Not too long ago in this space I talked about "Santa Cruz Fat Free Guacamole," which I found in the grocery store, and which I'm sure is very groovy stuff except for the fact that it is neither "fat free" nor "guacamole." A short while after I wrote that column I was enjoying my favorite eggplant goo, Imam Bayeldi, on some crackers. "This is great stuff," I thought. "Too bad it's so greasy." I looked at the label to see just how greasy it was and found that, despite the fact that olive oil was one of the first listed ingredients, the goo had "0" calories from fat. Either the label was wrong or my local Middle Eastern market had found a way around the laws of thermodynamics.

These experiences got me to wondering what other food labels may contain grossly misleading information. I decided to investigate, and here are some of the things I found…

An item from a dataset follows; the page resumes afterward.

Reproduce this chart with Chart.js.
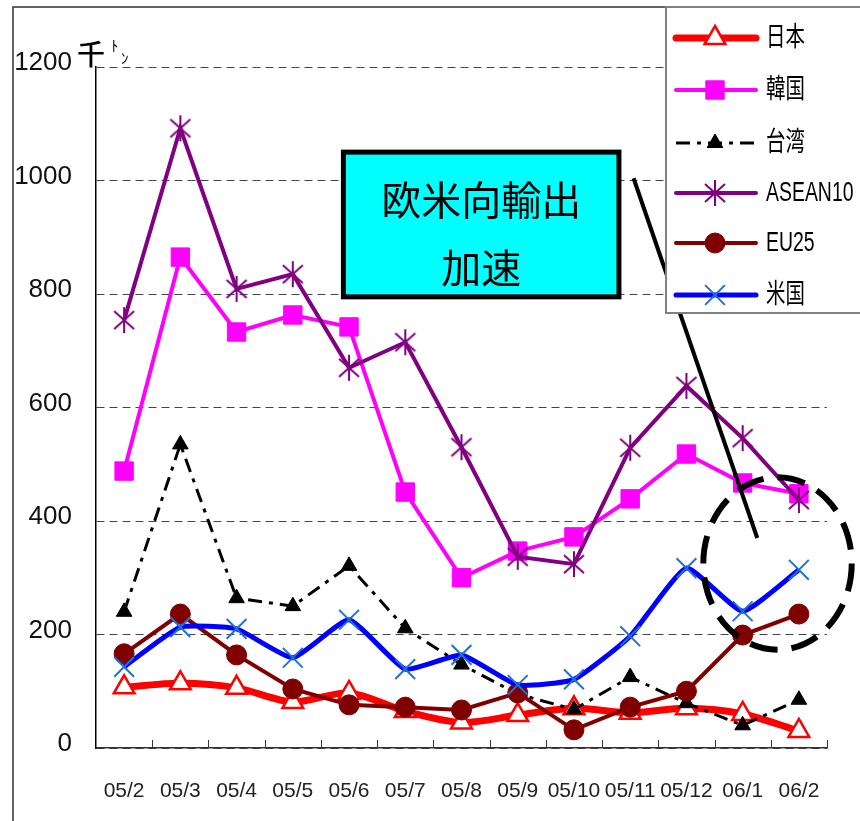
<!DOCTYPE html>
<html lang="ja">
<head>
<meta charset="utf-8">
<title>仕向地別輸出の推移</title>
<script src="https://cdn.jsdelivr.net/npm/chart.js@4.4.1/dist/chart.umd.min.js"></script>
<style>
  body { margin: 0; background: #fff; }
  #wrap { width: 860px; height: 821px; position: relative; }
</style>
</head>
<body>
<div id="wrap"><canvas id="exportChart"></canvas></div>
<script>
// monthly values, 千トン
const months = ["05/2", "05/3", "05/4", "05/5", "05/6", "05/7", "05/8", "05/9", "05/10", "05/11", "05/12", "06/1", "06/2"];
const japan  = [107, 114, 106, 81, 97, 65, 45, 58, 70, 62, 70, 60, 30];
const korea  = [488, 865, 733, 763, 742, 451, 300, 347, 372, 439, 518, 467, 448];
const taiwan = [240, 535, 264, 250, 321, 211, 147, 95, 68, 125, 79, 40, 85];
const asean  = [754, 1092, 809, 835, 670, 715, 530, 337, 324, 529, 638, 546, 437];
const eu25   = [166, 236, 164, 104, 76, 72, 67, 97, 32, 72, 100, 199, 236];
const usa    = [143, 213, 210, 159, 226, 139, 164, 111, 121, 197, 317, 241, 314];
const yMax = 1200;
const yStep = 200;
const noteLines = ["欧米向輸出", "加速"];

const SANS = "'Liberation Sans', Arial, 'Noto Sans CJK JP', sans-serif";
const CJK = "'Noto Sans CJK JP', sans-serif";

// excel style asterisk marker (x with a vertical bar)
function makeAsterisk(color) {
  const c = document.createElement("canvas");
  c.width = 24; c.height = 28;
  const g = c.getContext("2d");
  g.strokeStyle = color;
  g.lineWidth = 2;
  g.beginPath();
  g.moveTo(12, 1); g.lineTo(12, 27);
  g.moveTo(2, 5); g.lineTo(22, 23);
  g.moveTo(22, 5); g.lineTo(2, 23);
  g.stroke();
  return c;
}
const asteriskMark = makeAsterisk("#800080");

const decorations = {
  id: "decorations",
  beforeDraw(chart) {
    const ctx = chart.ctx;
    ctx.save();
    ctx.fillStyle = "#fff";
    ctx.fillRect(0, 0, chart.width, chart.height);
    ctx.strokeStyle = "#333";
    ctx.lineWidth = 1.5;
    ctx.strokeRect(13, 7, chart.width + 10, chart.height + 10);
    ctx.restore();
  },
  beforeDatasetsDraw(chart) {
    // short inward ticks between categories
    const ctx = chart.ctx, x = chart.scales.x, a = chart.chartArea;
    ctx.save();
    ctx.strokeStyle = "#333";
    ctx.lineWidth = 1;
    ctx.beginPath();
    for (let i = 0; i < months.length; i++) {
      const px = Math.round(x.getPixelForValue(i + 0.5)) + 0.5;
      ctx.moveTo(px, a.bottom);
      ctx.lineTo(px, a.bottom - 8);
    }
    ctx.stroke();
    ctx.restore();
  },
  afterDatasetsDraw(chart) {
    const ctx = chart.ctx, x = chart.scales.x, y = chart.scales.y;
    ctx.save();

    // note box
    const bl = x.getPixelForValue(3.9), br = x.getPixelForValue(8.8);
    const bt = y.getPixelForValue(1050), bb = y.getPixelForValue(795);
    ctx.fillStyle = "#00ffff";
    ctx.fillRect(bl, bt, br - bl, bb - bt);
    ctx.strokeStyle = "#000";
    ctx.lineWidth = 5;
    ctx.strokeRect(bl, bt, br - bl, bb - bt);
    ctx.fillStyle = "#000";
    ctx.font = "40px " + CJK;
    ctx.textAlign = "center";
    ctx.textBaseline = "middle";
    ctx.fillText(noteLines[0], (bl + br) / 2, bt + 48);
    ctx.fillText(noteLines[1], (bl + br) / 2, bt + 116);

    // pointer
    ctx.lineWidth = 4;
    ctx.beginPath();
    ctx.moveTo(x.getPixelForValue(9.06), y.getPixelForValue(1004));
    ctx.lineTo(x.getPixelForValue(11.26), y.getPixelForValue(370));
    ctx.stroke();

    // dashed ellipse round the last two months
    const cx = x.getPixelForValue(11.62), cy = y.getPixelForValue(325);
    const rx = x.getPixelForValue(12.94) - cx, ry = cy - y.getPixelForValue(477);
    ctx.lineWidth = 6;
    ctx.setLineDash([28, 14]);
    ctx.beginPath();
    ctx.ellipse(cx, cy, rx, ry, 0, 0, Math.PI * 2);
    ctx.stroke();
    ctx.restore();
  },
  afterDraw(chart) {
    const ctx = chart.ctx;
    ctx.save();

    // unit
    ctx.fillStyle = "#000";
    ctx.textAlign = "left";
    ctx.textBaseline = "alphabetic";
    ctx.font = "500 28px " + CJK;
    ctx.fillText("千", 77, 65);
    ctx.font = "15px " + CJK;
    ctx.fillText("ﾄ", 111, 51);
    ctx.fillText("ﾝ", 121, 64);

    // legend box
    ctx.fillStyle = "#fff";
    ctx.fillRect(666, 7, 200, 306);
    ctx.strokeStyle = "#808080";
    ctx.lineWidth = 2;
    ctx.strokeRect(666, 7, 200, 306);

    const rows = [38, 90, 143, 193, 243, 295];
    chart.data.datasets.forEach((ds, i) => {
      const ly = rows[i];
      ctx.save();
      ctx.strokeStyle = ds.borderColor;
      ctx.lineWidth = ds.borderWidth;
      ctx.lineCap = ds.borderDash ? "butt" : "round";
      ctx.setLineDash(ds.borderDash || []);
      ctx.beginPath();
      ctx.moveTo(676, ly);
      ctx.lineTo(756, ly);
      ctx.stroke();
      ctx.restore();

      ctx.save();
      ctx.fillStyle = ds.pointBackgroundColor;
      ctx.strokeStyle = ds.pointBorderColor;
      ctx.lineWidth = ds.pointBorderWidth;
      Chart.helpers.drawPoint(ctx, {
        pointStyle: ds.pointStyle,
        radius: ds.pointRadius,
        rotation: 0,
        borderWidth: ds.pointBorderWidth
      }, 715, ly);
      ctx.restore();

      // narrow lettering like the original
      ctx.save();
      ctx.translate(766, ly + 1);
      ctx.scale(0.72, 1);
      ctx.fillStyle = "#000";
      ctx.font = "27px " + SANS;
      ctx.textAlign = "left";
      ctx.textBaseline = "middle";
      ctx.fillText(ds.label, 0, 0);
      ctx.restore();
    });
    ctx.restore();
  }
};

const ctx = document.getElementById("exportChart").getContext("2d");
const exportChart = new Chart(ctx, {
  type: "line",
  data: {
    labels: months,
    datasets: [
      {
        label: "日本", data: japan, order: 6,
        borderColor: "#ff0000", borderWidth: 7, tension: 0.3,
        pointStyle: "triangle", pointRadius: 12,
        pointBackgroundColor: "#fff", pointBorderColor: "#ff0000", pointBorderWidth: 2.5
      },
      {
        label: "韓国", data: korea, order: 5,
        borderColor: "#ff00ff", borderWidth: 4,
        pointStyle: "rect", pointRadius: 13,
        pointBackgroundColor: "#ff00ff", pointBorderColor: "#ff00ff", pointBorderWidth: 1
      },
      {
        label: "台湾", data: taiwan, order: 4,
        borderColor: "#000", borderWidth: 3, borderDash: [14, 7, 4, 7],
        pointStyle: "triangle", pointRadius: 9,
        pointBackgroundColor: "#000", pointBorderColor: "#000", pointBorderWidth: 1
      },
      {
        label: "ASEAN10", data: asean, order: 3,
        borderColor: "#800080", borderWidth: 4,
        pointStyle: asteriskMark, pointRadius: 12,
        pointBackgroundColor: "#800080", pointBorderColor: "#800080", pointBorderWidth: 2
      },
      {
        label: "EU25", data: eu25, order: 2,
        borderColor: "#800000", borderWidth: 4,
        pointStyle: "circle", pointRadius: 10,
        pointBackgroundColor: "#800000", pointBorderColor: "#800000", pointBorderWidth: 1
      },
      {
        label: "米国", data: usa, order: 1,
        borderColor: "#0000ff", borderWidth: 5, tension: 0.15,
        pointStyle: "crossRot", pointRadius: 14,
        pointBackgroundColor: "#1e73d2", pointBorderColor: "#1e73d2", pointBorderWidth: 2
      }
    ]
  },
  options: {
    responsive: true,
    maintainAspectRatio: false,
    animation: false,
    layout: { padding: { top: 67, right: 33, left: 0, bottom: 0 } },
    plugins: {
      legend: { display: false },
      tooltip: { enabled: false }
    },
    scales: {
      x: {
        offset: true,
        afterFit: (s) => { s.height = 73; },
        grid: { display: true, drawOnChartArea: false, drawTicks: false },
        border: { display: true, color: "#333", width: 1.5 },
        ticks: {
          color: "#222", padding: 31, maxRotation: 0, autoSkip: false,
          font: { family: SANS, size: 21 }
        }
      },
      y: {
        min: 0, max: yMax,
        afterFit: (s) => { s.width = 96; },
        grid: { color: "#444", lineWidth: 1, drawTicks: false },
        border: { display: true, color: "#000", width: 1.5, dash: [8, 5] },
        ticks: {
          stepSize: yStep, color: "#111", padding: 24, labelOffset: -4,
          font: { family: SANS, size: 26 },
          callback: (v) => String(v)
        }
      }
    }
  },
  plugins: [decorations]
});
</script>
</body>
</html>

  • Food labels love to make health claims, whether they are true or not. For example, Post Golden Crisp Cereal advertises itself as "wholesome," despite the fact that sugar is its first listed ingredient. Actually, of its 7 listed ingredients, 3 are sugars, one is hydrogenated oil, one is artificial color and one is salt. I guess that leaves "wheat" as its "wholesome" ingredient. Wholesome indeed.
  • Hundreds of products lie about their fat content. Annie's Natural "Low Fat Gingerly Vinaigrette" salad dressing, for instance, gets 50% of its calories from fat. This doesn't sound like "low fat" to me, but it's a lot better than the bottle of Hidden Valley Original Ranch "Fat Free" dressing with bacon I found that gets 130 of its 140 calories from fat. Maybe they got the labels mixed up (??!!), or maybe in Hidden Valley what they hide is the truth.
  • Speaking of hiding the truth, check out Dinty Moore "97% fat free" Chicken and Dumplings, Valley Fresh "96% fat free" chunk chicken, and Swanson "99% fat free" chicken and beef broth. Despite these claims, each of these products gets 25% of its calories from fat. And "90% lean, 10% fat" ground beef actually gets 50% of its calories from fat. Well, at least that's better than the "80% lean" stuff, which is in reality over 2/3 fat.
  • Of course, many meat products don't have nutrition labels at all. Why? They would look terrible, so the meat lobby got them exempted. (Labeling of meat products is controlled by the Department of Agriculture ("DOA"), and isn't subject to the FDA labeling requirements.) "It's not a bribe, Mr. Congressperson—just think of it as a tip."
  • Dairy content is another area that seems to spawn food label lies. On the Coffee Mate coffee creamer label it says, "This is a non-dairy product." Under "ingredients" on the very same label it lists "sodium caseinate (a milk derivative)." How do you suppose they define "dairy?" Of course the other "non-dairy creamers" lie on their labels too.
  • If you want food labels that are both misleading and dumb, check out Hormel Pig's Feet and Cedar Springs leg of lamb, both of which advertise themselves as "semi-boneless." What does that mean, anyway? Wouldn't it be more honest just to admit that they contain hunks of fibula and/or a few toe bones carefully hidden inside?
  • My prize for dumbest misleading label, though, goes to Herb Ox Vegetable Bouillon Cubes. Among its ingredients is "fat flavor" (mmmm!), which, in turn, contains "partially hydrogenated corn oil" and "flavor." Gee, that's informative.
  • Of course, misleading food claims are not confined to product labels. Indeed, restaurant menus can be some of the worst offenders. How many gazillion times do non-vegetarian dishes show up in the "vegetarian" section of the menu? How many gazillion times do they forget to mention the cheese or chicken broth or worse in menu descriptions?
  • Sometimes restaurant lies even carry over to their national advertising. For example, the restaurant chain Chili's incessantly advertises "baby back ribs." Despite this depraved-yet-enticing claim, clearly intended to raise images of cannibalism, I have it on good authority that there are no actual babies in these ribs at all. Instead, they are made with dead animal parts, just like all their other menu items. (Jonathan Swift and Jeffrey Dahmer, eat your hearts out.)
  • Of course the mother of all food label lies is found on your friendly neighborhood carton of cow's milk. Milk labeled as "2%" really gets 34% of its calories from fat. The reason the dairy people lie and call it "2% fat" is that they sell more milk if people mistakenly believe it is a low-fat product rather than a high-fat product. Simple? Yes. Blatant frauds on the consumer? Absolutely!


     

    What I want to know is, where is our government in all of this? The folks in Washington have been strangely silent. Have the FDA, DOA and Congress all sold out to the meat and dairy and Coffee Mate lobbies, or is it that they just don't care very much? And if they don't care, why not? Why pass labeling laws in the first place if you are going to ignore noncompliance?

    Maybe it's time we took matters into our own hands. Hindus are already suing McDonald's over their fraudulent claims about "beef" in their fries. Maybe it's time we stand up to the other lies too. If only Jonathan and Jeffrey were here to sue the Chili's folks over the "baby back ribs" scandal, I'd support them in a minute. It just seems like the right thing to do.